Plus au Sud, le 22 novembre, les JA landais muraient la préfecture de Mont-de-Marsan. « On n’allait pas laisser le Président croire que tout allait bien pour nous », tempête Jonathan Lalondrelle, éleveur à Vielle-Soubiran, dans les Landes, à la tête des JA de Nouvelle-Aquitaine. Car comme ses voisins, il subit de plein fouet la nouvelle hausse du gazole : « Mon épouse fait 80 km par jour pour aller travailler. L’école des enfants et le médecin sont à 15 km, et il n’y a aucun transport en commun. à nous deux, nous faisons près de 45 000 km par an. » Habiter dans des zones isolées coûte moins cher en loyer, mais se paye en temps et en carburant. Sans compter d’autres inconvénients très pénalisants pour ce chef d’entreprise : « Mon téléphone ne capte pas sur l’exploitation, et pourtant je paye le même abonnement que tout le monde. Quant à internet, je ne l’aurai jamais, nous a dit la mairie. L’option, c’est le satellite, mais ça coûte cher. »
Zones en déprise
Les difficultés de Jonathan ne sont pas un fait isolé. Pour le tiers des Français qui vivent en milieu rural - sur 78 % du territoire -, l’éloignement des services est une réelle difficulté. La moitié d’entre eux doit faire plus de 20 minutes de voiture (aller-retour) pour accéder aux commerces et plus de trois quarts d’heure pour les équipements de santé et de loisirs, selon l’Insee. La palme revient aux écoles et établissements scolaires. Ils sont à plus de 1 h 20 pour la moitié des ruraux (aller-retour). C’est justement dans ces zones rurales abandonnées que la mobilisation a été la plus forte, décryptait Hervé Le Bras, chercheur émérite à l’Institut national d’études démographiques, lors d’un colloque sur les « Territoires en transition », le 22 novembre à Paris : « Les gilets jaunes sont nombreux dans la diagonale du vide, des Ardennes au sud du Massif central. Ils sont en forte proportion dans les territoires en déprise, qui se dépeuplent et perdent des services de proximité. » Les agriculteurs sont concernés au premier chef, car 16 % vivent dans des communes de moins de 250 habitants.

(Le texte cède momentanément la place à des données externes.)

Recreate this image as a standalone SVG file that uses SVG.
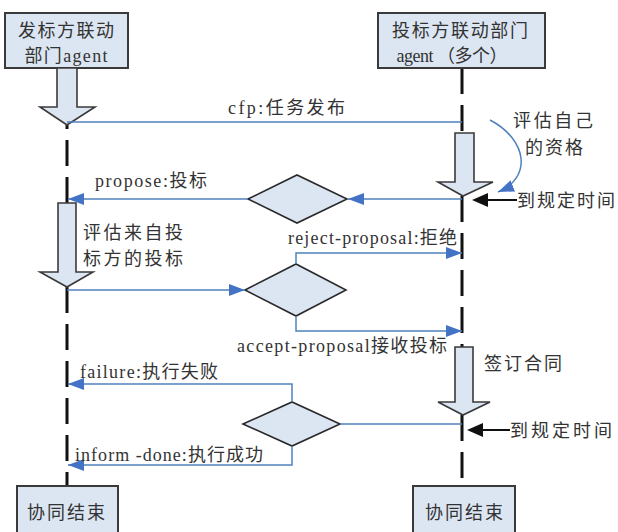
<svg xmlns="http://www.w3.org/2000/svg" width="618" height="532" viewBox="0 0 618 532">
<style>
.box{fill:#dce6f2;stroke:#3a3a3a;stroke-width:2}
.blk{fill:#dce6f2;stroke:#3a3a3a;stroke-width:1.6}
.dia{fill:#dce6f2;stroke:#2a2a2a;stroke-width:1.6}
.life{stroke:#111;stroke-width:3;stroke-dasharray:26 11;fill:none}
.msg{stroke:#4f81bd;stroke-width:1.5;fill:none}
.t{font-family:"Liberation Serif","Noto Sans CJK SC",serif;font-size:18px;fill:#333}
.c{text-anchor:middle}
</style>
<defs>
<marker id="bb" viewBox="0 0 16 12" refX="16" refY="6" markerWidth="16" markerHeight="12" markerUnits="userSpaceOnUse" orient="auto"><path d="M0,0 L16,6 L0,12 z" fill="#4472c4"/></marker>
</defs>
<g id="lifelines">
<line class="life" x1="67" y1="203" x2="67" y2="125" style="stroke-dasharray:26 11"/>
<line class="life" x1="67" y1="287" x2="67" y2="486"/>
<line class="life" x1="462" y1="68" x2="462" y2="133"/>
<line class="life" x1="462" y1="196" x2="462" y2="347"/>
<line class="life" x1="462" y1="415" x2="462" y2="486"/>
</g>
<g id="agent-left">
<rect class="box" x="5" y="13" width="123" height="55"/>
<text class="t c" x="66" y="37" textLength="96">发标方联动</text>
<text class="t c" x="66" y="62" textLength="83">部门agent</text>
</g>
<g id="agent-right">
<rect class="box" x="378" y="13" width="167" height="55"/>
<text class="t c" x="460" y="37" textLength="136">投标方联动部门</text>
<text class="t c" x="452" y="62" textLength="111">agent （多个）</text>
</g>
<g id="act-left-1"><polygon class="blk" points="57,68 77,68 77,107 95,107 67,125 40,107 57,107"/></g>
<g id="act-left-2"><polygon class="blk" points="58,203 76,203 76,272 93,272 67,287 40,272 58,272"/>
<text class="t" x="83" y="239" textLength="100">评估来自投</text>
<text class="t" x="83" y="265" textLength="100">标方的投标</text></g>
<g id="act-right-1"><polygon class="blk" points="455,133 474,133 474,182 493,182 463,196 438,182 455,182"/>
<text class="t" x="513" y="127" textLength="80">评估自己</text>
<text class="t" x="525" y="154" textLength="58">的资格</text></g>
<g id="act-right-2"><polygon class="blk" points="455,347 473,347 473,402 490,402 463,415 438,402 455,402"/>
<text class="t" x="484" y="370" textLength="78">签订合同</text></g>
<g id="diamond-1"><polygon class="dia" points="248,199 297,175 347,199 297,223"/></g>
<g id="diamond-2"><polygon class="dia" points="245,290 296,264 346,290 296,316"/></g>
<g id="diamond-3"><polygon class="dia" points="243,424 292,402 340,424 292,446"/></g>
<g id="deadline-1">
<line x1="486" y1="200" x2="517" y2="200" stroke="#111" stroke-width="2"/>
<polygon points="472,200 488,193 488,207" fill="#111"/>
<text class="t" x="517" y="207" textLength="98">到规定时间</text>
</g>
<g id="deadline-2">
<line x1="481" y1="430" x2="510" y2="430" stroke="#111" stroke-width="2"/>
<polygon points="467,430 483,423 483,437" fill="#111"/>
<text class="t" x="510" y="437" textLength="102">到规定时间</text>
</g>
<g id="connectors">
<line class="msg" x1="67" y1="122" x2="462" y2="122"/>
<path class="msg" d="M490,120 C528,140 532,178 498,192" marker-end="url(#bb)"/>
<line class="msg" x1="462" y1="199" x2="348" y2="199" marker-end="url(#bb)"/>
<line class="msg" x1="248" y1="199" x2="68" y2="199" marker-end="url(#bb)"/>
<line class="msg" x1="67" y1="290" x2="245" y2="290" marker-end="url(#bb)"/>
<polyline class="msg" points="296,264 296,253 462,253" marker-end="url(#bb)"/>
<polyline class="msg" points="296,316 296,331 462,331" marker-end="url(#bb)"/>
<line class="msg" x1="340" y1="424" x2="462" y2="424"/>
<polyline class="msg" points="292,402 292,384 68,384" marker-end="url(#bb)"/>
<polyline class="msg" points="292,446 292,465 68,465" marker-end="url(#bb)"/>
</g>
<g id="labels">
<text class="t" x="228" y="114" textLength="117">cfp:任务发布</text>
<text class="t" x="95" y="187" textLength="112">propose:投标</text>
<text class="t" x="288" y="244" textLength="169">reject-proposal:拒绝</text>
<text class="t" x="237" y="352" textLength="210">accept-proposal接收投标</text>
<text class="t" x="80" y="378" textLength="138">failure:执行失败</text>
<text class="t" x="75" y="461" textLength="188">inform -done:执行成功</text>
</g>
<g id="end-left"><rect class="box" x="17" y="486" width="101" height="52"/>
<text class="t c" x="66" y="519" textLength="78">协同结束</text></g>
<g id="end-right"><rect class="box" x="413" y="486" width="102" height="52"/>
<text class="t c" x="464" y="519" textLength="78">协同结束</text></g>
</svg>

Comment apaiser la colère de la rue ? Après dix jours de manifestations, Emmanuel Macron a annoncé, le 27 novembre, une « grande concertation de terrain sur la transition écologique et sociale ». En guise d’accompagnement pour ne pas rendre « plus difficile la situation de nos concitoyens qui habitent en zone rurale ou périurbaine », il a promis une fiscalité adaptée aux fluctuations des prix afin d’en limiter l’impact. Le gouvernement ne devra pas se contenter de « communiquer ». Il devra agir.